In the entries below, repeat only the lines between those holding "Give me the Plotly source for this chart." and "bound_at_X = r_min", inclusive. Leave pictures out.

Stored records:
======
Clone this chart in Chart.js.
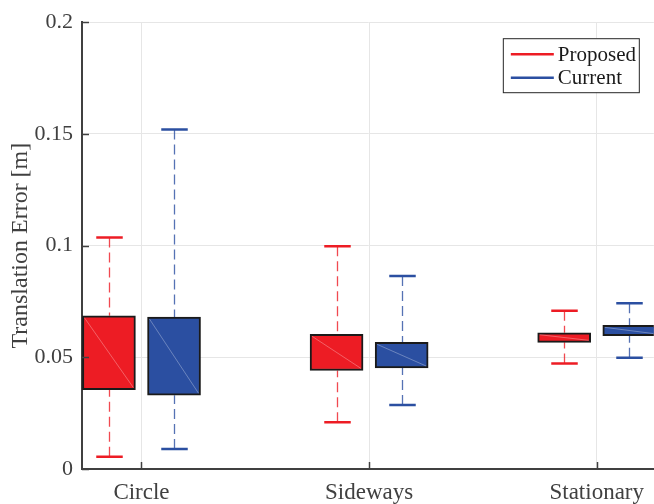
<!DOCTYPE html>
<html>
<head>
<meta charset="utf-8">
<script src="https://cdn.jsdelivr.net/npm/chart.js@4.4.1/dist/chart.umd.min.js"></script>
<style>
  html, body { margin: 0; padding: 0; background: #fff; }
  #wrap { position: relative; width: 654px; height: 504px; }
</style>
</head>
<body>
<div id="wrap"><canvas id="chart"></canvas></div>
<script>
const categories = ["Circle", "Sideways", "Stationary"];
const seriesNames = ["Proposed", "Current"];

// box edges (25th / 75th percentile) and whisker ends
const proposedQ1 = [0.0355, 0.0441, 0.0567];
const proposedQ3 = [0.0686, 0.0603, 0.0610];
const proposedMin = [0.0055, 0.0209, 0.0472];
const proposedMax = [0.1036, 0.0997, 0.0708];

const currentQ1 = [0.0330, 0.0452, 0.0597];
const currentQ3 = [0.0680, 0.0567, 0.0643];
const currentMin = [0.0089, 0.0286, 0.0498];
const currentMax = [0.1520, 0.0864, 0.0742];

const yTicks = [0, 0.05, 0.1, 0.15, 0.2];

const RED = "#ED1C24";
const BLUE = "#2B4FA1";
const FONT = "'Liberation Serif', 'Times New Roman', serif";
const TEXT = "#404040";
const GROUP_OFFSET = 0.143; // half distance between the two boxes of a group, x units

const el = (id) => document.getElementById(id);

function boxData(q1, q3, shift) {
  return categories.map((_, i) => ({ x: i + 1 + shift, y: [q1[i], q3[i]] }));
}

const whiskers = [
  { min: proposedMin, max: proposedMax, q1: proposedQ1, q3: proposedQ3, color: RED },
  { min: currentMin, max: currentMax, q1: currentQ1, q3: currentQ3, color: BLUE },
];

const boxPlugin = {
  id: "boxExtras",
  beforeDatasetsDraw(chart) {
    const { ctx, chartArea: a } = chart;
    const ys = chart.scales.y;
    ctx.save();
    ctx.beginPath();
    ctx.rect(a.left, a.top - 2, a.right - a.left, a.bottom - a.top + 4);
    ctx.clip();
    chart.data.datasets.forEach((ds, di) => {
      const w = whiskers[di];
      const meta = chart.getDatasetMeta(di);
      meta.data.forEach((bar, i) => {
        const x = Math.round(bar.x) + 0.5;
        const capHalf = bar.width / 4;
        const segs = [[w.q3[i], w.max[i]], [w.q1[i], w.min[i]]];
        for (const [from, to] of segs) {
          ctx.setLineDash([10, 5]);
          ctx.lineWidth = 1.3;
          ctx.strokeStyle = w.color;
          ctx.globalAlpha = 0.8;
          ctx.beginPath();
          ctx.moveTo(x, ys.getPixelForValue(to));
          ctx.lineTo(x, ys.getPixelForValue(from));
          ctx.stroke();
          ctx.globalAlpha = 1;
          ctx.setLineDash([]);
          ctx.lineWidth = 2.5;
          const cy = ys.getPixelForValue(to);
          ctx.beginPath();
          ctx.moveTo(x - capHalf, cy);
          ctx.lineTo(x + capHalf, cy);
          ctx.stroke();
        }
      });
    });
    ctx.restore();
  },
  afterDatasetsDraw(chart) {
    const { ctx, chartArea: a } = chart;
    ctx.save();
    ctx.beginPath();
    ctx.rect(a.left, a.top, a.right - a.left, a.bottom - a.top);
    ctx.clip();
    // faint diagonal seen inside each box
    chart.data.datasets.forEach((ds, di) => {
      chart.getDatasetMeta(di).data.forEach((bar) => {
        const top = Math.min(bar.y, bar.base) + 2;
        const bot = Math.max(bar.y, bar.base) - 2;
        ctx.strokeStyle = "rgba(255,255,255,0.3)";
        ctx.lineWidth = 1;
        ctx.beginPath();
        ctx.moveTo(bar.x - bar.width / 2 + 2, top);
        ctx.lineTo(bar.x + bar.width / 2 - 2, bot);
        ctx.stroke();
      });
    });
    ctx.restore();

    // inward tick marks
    const xs = chart.scales.x, ys = chart.scales.y;
    ctx.save();
    ctx.strokeStyle = TEXT;
    ctx.lineWidth = 1.5;
    for (const v of yTicks) {
      const py = Math.round(ys.getPixelForValue(v)) + 0.5;
      ctx.beginPath();
      ctx.moveTo(a.left, py);
      ctx.lineTo(a.left + 7, py);
      ctx.stroke();
    }
    categories.forEach((_, i) => {
      const px = Math.round(xs.getPixelForValue(i + 1)) + 0.5;
      ctx.beginPath();
      ctx.moveTo(px, a.bottom);
      ctx.lineTo(px, a.bottom - 7);
      ctx.stroke();
    });
    ctx.restore();

    // legend box
    const lx = a.right - 151, ly = a.top + 16, lw = 136, lh = 54;
    ctx.save();
    ctx.fillStyle = "#fff";
    ctx.fillRect(lx, ly, lw, lh);
    ctx.strokeStyle = "#262626";
    ctx.lineWidth = 1;
    ctx.strokeRect(lx + 0.5, ly + 0.5, lw, lh);
    ctx.font = "21px " + FONT;
    ctx.textBaseline = "middle";
    chart.data.datasets.forEach((ds, di) => {
      const cy = ly + 16 + di * 23.5;
      ctx.strokeStyle = ds.backgroundColor;
      ctx.lineWidth = 2.5;
      ctx.beginPath();
      ctx.moveTo(lx + 8, cy);
      ctx.lineTo(lx + 51, cy);
      ctx.stroke();
      ctx.fillStyle = "#1a1a1a";
      ctx.fillText(ds.label, lx + 55, cy + 1);
    });
    ctx.restore();
  },
};

const makeSet = (label, q1, q3, shift, color) => ({
  label,
  data: boxData(q1, q3, shift),
  backgroundColor: color,
  borderColor: "#1a1a1a",
  borderWidth: 2,
  borderSkipped: false,
  barThickness: 53,
  grouped: false,
});

new Chart(el("chart"), {
  type: "bar",
  data: {
    datasets: [
      makeSet(seriesNames[0], proposedQ1, proposedQ3, -GROUP_OFFSET, RED),
      makeSet(seriesNames[1], currentQ1, currentQ3, GROUP_OFFSET, BLUE),
    ],
  },
  options: {
    responsive: true,
    maintainAspectRatio: false,
    animation: false,
    layout: { padding: { top: 19, left: 0, right: 0, bottom: 0 } },
    plugins: { legend: { display: false }, tooltip: { enabled: false } },
    scales: {
      x: {
        type: "linear",
        min: 0.7387,
        max: 3.2508,
        offset: false,
        afterBuildTicks: (s) => { s.ticks = categories.map((_, i) => ({ value: i + 1 })); },
        afterFit: (s) => { s.height = 35; },
        grid: { color: "#e6e6e6", lineWidth: 1, drawTicks: false, offset: false },
        border: { color: TEXT, width: 2 },
        ticks: {
          padding: 10,
          color: TEXT,
          font: { family: FONT, size: 23 },
          maxRotation: 0,
          callback: (v) => categories[v - 1] ?? "",
        },
      },
      y: {
        min: 0,
        max: 0.2,
        afterBuildTicks: (s) => { s.ticks = yTicks.map((v) => ({ value: v })); },
        afterFit: (s) => { s.width = 82; },
        grid: { color: "#e6e6e6", lineWidth: 1, drawTicks: false },
        border: { color: TEXT, width: 2 },
        ticks: {
          padding: 9,
          color: TEXT,
          font: { family: FONT, size: 22 },
          callback: (v) => String(v),
        },
        title: {
          display: true,
          text: "Translation Error [m]",
          color: TEXT,
          font: { family: FONT, size: 24 },
          padding: { top: 6, bottom: 0 },
        },
      },
    },
  },
  plugins: [boxPlugin],
});
</script>
</body>
</html>
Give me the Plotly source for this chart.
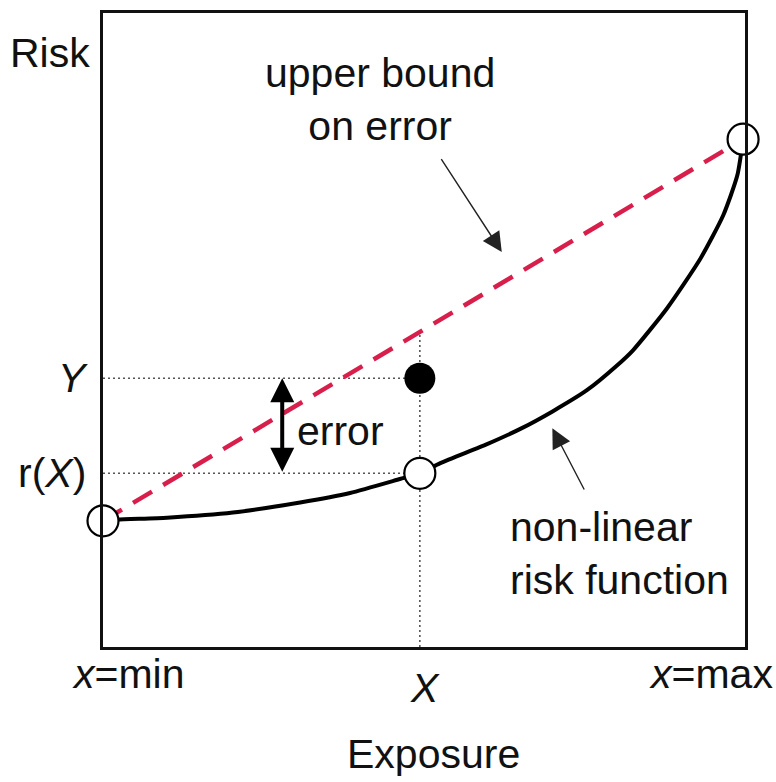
import plotly.graph_objects as go

# ---- data (x: exposure scaled 0..1 between x=min and x=max; y: risk 0..100) ----
curve_x = [0.000, 0.022, 0.100, 0.203, 0.308, 0.386, 0.464, 0.495, 0.527, 0.600,
           0.652, 0.703, 0.756, 0.803, 0.828, 0.881, 0.933, 0.969, 0.991, 1.000]
curve_y = [19.9, 20.1, 20.4, 21.2, 22.8, 24.3, 26.5, 27.4, 29.0, 32.0,
           34.4, 37.2, 40.5, 44.4, 46.8, 53.4, 61.2, 68.1, 74.4, 80.1]

x_min, x_max = 0.0, 1.0
r_min, r_max = 19.9, 80.1
X_val = 0.495
rX_val = 27.4
Y_val = 42.4
bound_at_X = r_min + (r_max - r_min) * (X_val - x_min) / (x_max - x_min)

error_arrow_x = 0.28
upper_arrow_tail = (0.527, 77.2)
upper_arrow_tip = (0.623, 62.3)
nl_arrow_tail = (0.753, 24.6)
nl_arrow_tip = (0.702, 34.5)

FONT = "Liberation Sans, Arial, Helvetica, sans-serif"
FS = 41
RED = "#d81e4a"

fig = go.Figure()

# dotted guide lines
dot = dict(color="#555555", width=1.6, dash="2px,3px")
fig.add_trace(go.Scatter(x=[x_min, X_val], y=[Y_val, Y_val], mode="lines", line=dot, hoverinfo="skip"))
fig.add_trace(go.Scatter(x=[x_min, X_val], y=[rX_val, rX_val], mode="lines", line=dot, hoverinfo="skip"))
fig.add_trace(go.Scatter(x=[X_val, X_val], y=[0, bound_at_X], mode="lines", line=dot, hoverinfo="skip"))

# linear upper bound (dashed red)
fig.add_trace(go.Scatter(x=[x_min, x_max], y=[r_min, r_max], mode="lines",
                         line=dict(color=RED, width=4.5, dash="22px,13px"), hoverinfo="skip"))

# non-linear risk function
fig.add_trace(go.Scatter(x=curve_x, y=curve_y, mode="lines",
                         line=dict(color="black", width=4, shape="spline", smoothing=0.6),
                         hoverinfo="skip"))

# open circles
fig.add_trace(go.Scatter(x=[x_min, X_val, x_max], y=[r_min, rX_val, r_max], mode="markers",
                         marker=dict(size=31, color="white", line=dict(color="black", width=2.2)),
                         cliponaxis=False, hoverinfo="skip"))
# filled point
fig.add_trace(go.Scatter(x=[X_val], y=[Y_val], mode="markers",
                         marker=dict(size=31, color="black"), cliponaxis=False, hoverinfo="skip"))

ann = []
def txt(text, x, y, xanchor="center", yanchor="middle", xref="x", yref="y", align="center", **kw):
    ann.append(dict(text=text, x=x, y=y, xref=xref, yref=yref, xanchor=xanchor, yanchor=yanchor,
                    showarrow=False, align=align, font=dict(family=FONT, size=FS, color="#111111"), **kw))

txt("Risk", -0.017, 93.7, xanchor="right", xref="paper")
txt("<i>Y</i>", -0.02, Y_val, xanchor="right", xref="paper")
txt("r(<i>X</i>)", -0.023, rX_val, xanchor="right", xref="paper")
txt("<i>x</i>=min", 0.04, 0, yanchor="top", yshift=-2)
txt("<i>x</i>=max", 0.95, 0, yanchor="top", yshift=-2)
txt("<i>X</i>", X_val + 0.008, 0, yanchor="top", yshift=-16)
txt("Exposure", 0.515, 0, yanchor="top", xref="paper", yshift=-82)
txt("error", 0.30, 34.0, xanchor="left")
txt("upper bound<br>on error", 0.433, 86.3)
txt("non-linear<br>risk function", 0.633, 14.8, xanchor="left", align="left")

# arrows
ann.append(dict(x=error_arrow_x, y=Y_val, ax=error_arrow_x, ay=rX_val, xref="x", yref="y",
                axref="x", ayref="y", text="", showarrow=True, arrowside="end+start",
                arrowhead=2, arrowsize=1.2, arrowwidth=4, arrowcolor="black",
                standoff=0, startstandoff=0))
ann.append(dict(x=upper_arrow_tip[0], y=upper_arrow_tip[1], ax=upper_arrow_tail[0], ay=upper_arrow_tail[1],
                xref="x", yref="y", axref="x", ayref="y", text="", showarrow=True,
                arrowhead=2, arrowsize=2.8, arrowwidth=1.4, arrowcolor="#222222"))
ann.append(dict(x=nl_arrow_tip[0], y=nl_arrow_tip[1], ax=nl_arrow_tail[0], ay=nl_arrow_tail[1],
                xref="x", yref="y", axref="x", ayref="y", text="", showarrow=True,
                arrowhead=2, arrowsize=2.8, arrowwidth=1.4, arrowcolor="#222222"))

fig.update_layout(
    width=776, height=782,
    margin=dict(l=103, r=31, t=10, b=135),
    plot_bgcolor="white", paper_bgcolor="white",
    showlegend=False,
    annotations=ann,
    xaxis=dict(range=[0, 1.003], showgrid=False, zeroline=False, showticklabels=False, ticks="",
               showline=True, mirror=True, linecolor="#111111", linewidth=2.6, fixedrange=True),
    yaxis=dict(range=[0, 100], showgrid=False, zeroline=False, showticklabels=False, ticks="",
               showline=True, mirror=True, linecolor="#111111", linewidth=2.6, fixedrange=True),
)

fig.write_html("out.html", config={"displayModeBar": False},
               post_script="document.body.style.margin='0';document.body.style.overflow='hidden';")
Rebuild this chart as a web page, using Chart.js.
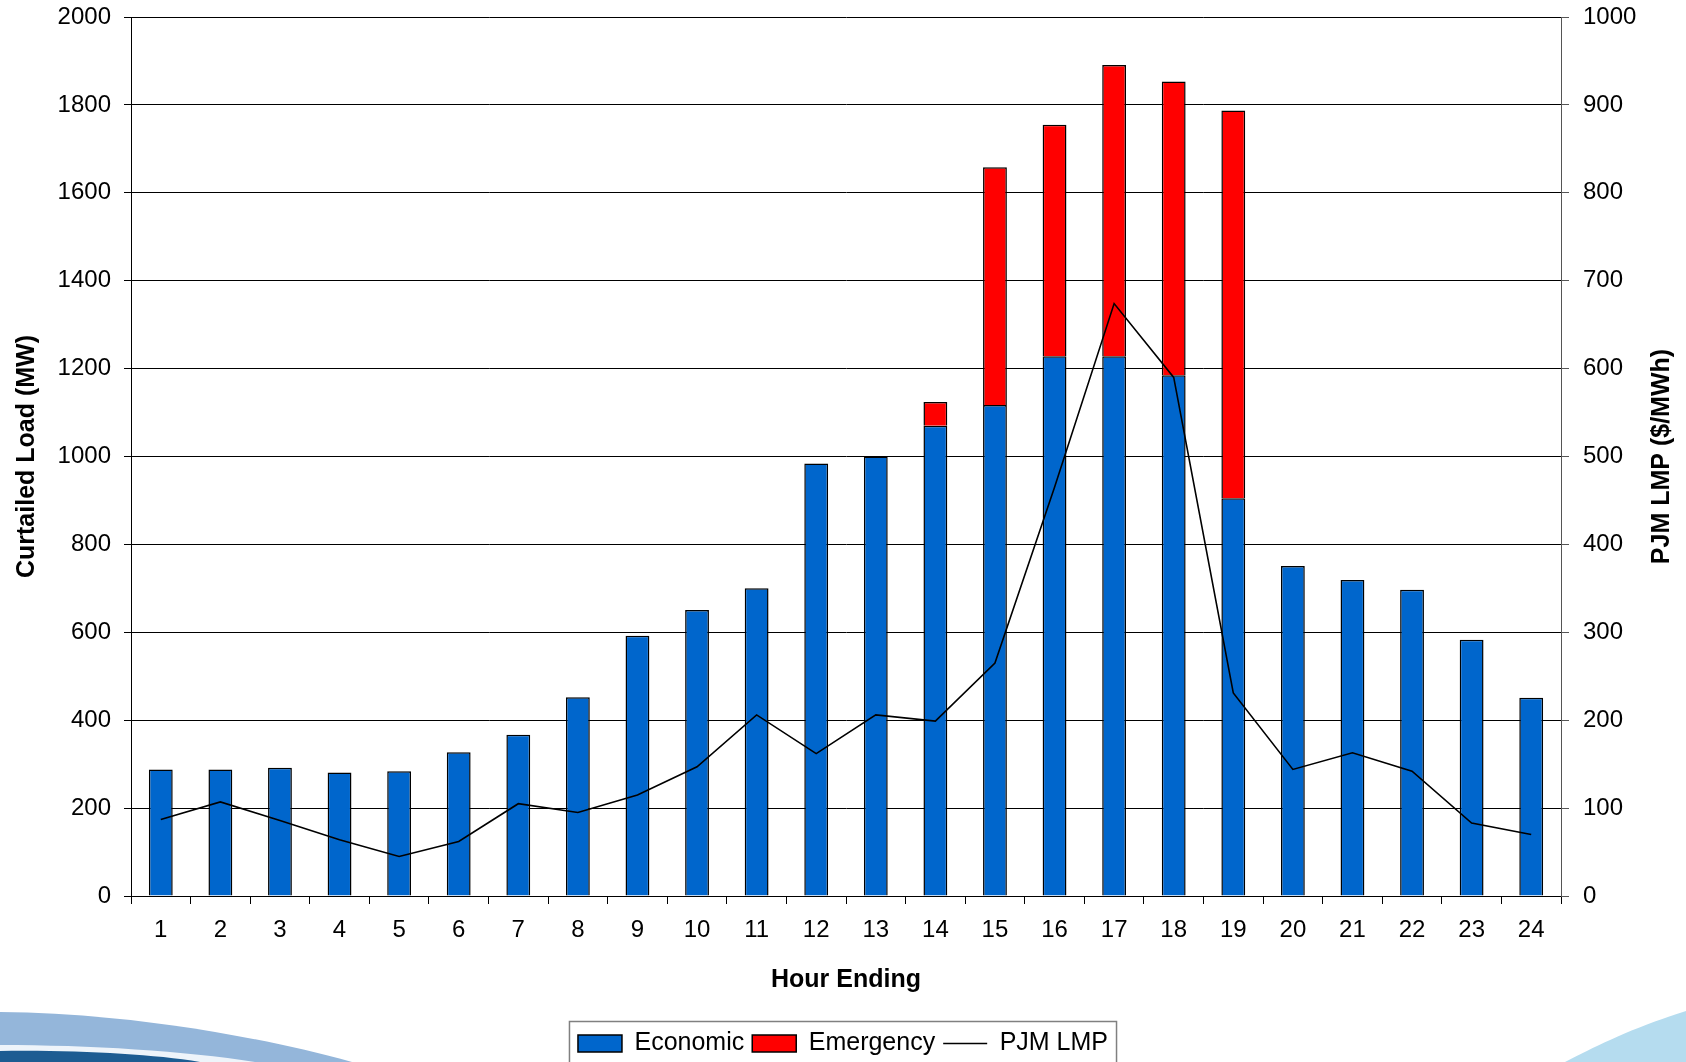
======
SOLVED PROBLEM:
Give me the Plotly source for this chart.
import plotly.graph_objects as go

# ---- data (x: exposure scaled 0..1 between x=min and x=max; y: risk 0..100) ----
curve_x = [0.000, 0.022, 0.100, 0.203, 0.308, 0.386, 0.464, 0.495, 0.527, 0.600,
           0.652, 0.703, 0.756, 0.803, 0.828, 0.881, 0.933, 0.969, 0.991, 1.000]
curve_y = [19.9, 20.1, 20.4, 21.2, 22.8, 24.3, 26.5, 27.4, 29.0, 32.0,
           34.4, 37.2, 40.5, 44.4, 46.8, 53.4, 61.2, 68.1, 74.4, 80.1]

x_min, x_max = 0.0, 1.0
r_min, r_max = 19.9, 80.1
X_val = 0.495
rX_val = 27.4
Y_val = 42.4
bound_at_X = r_min + (r_max - r_min) * (X_val - x_min) / (x_max - x_min)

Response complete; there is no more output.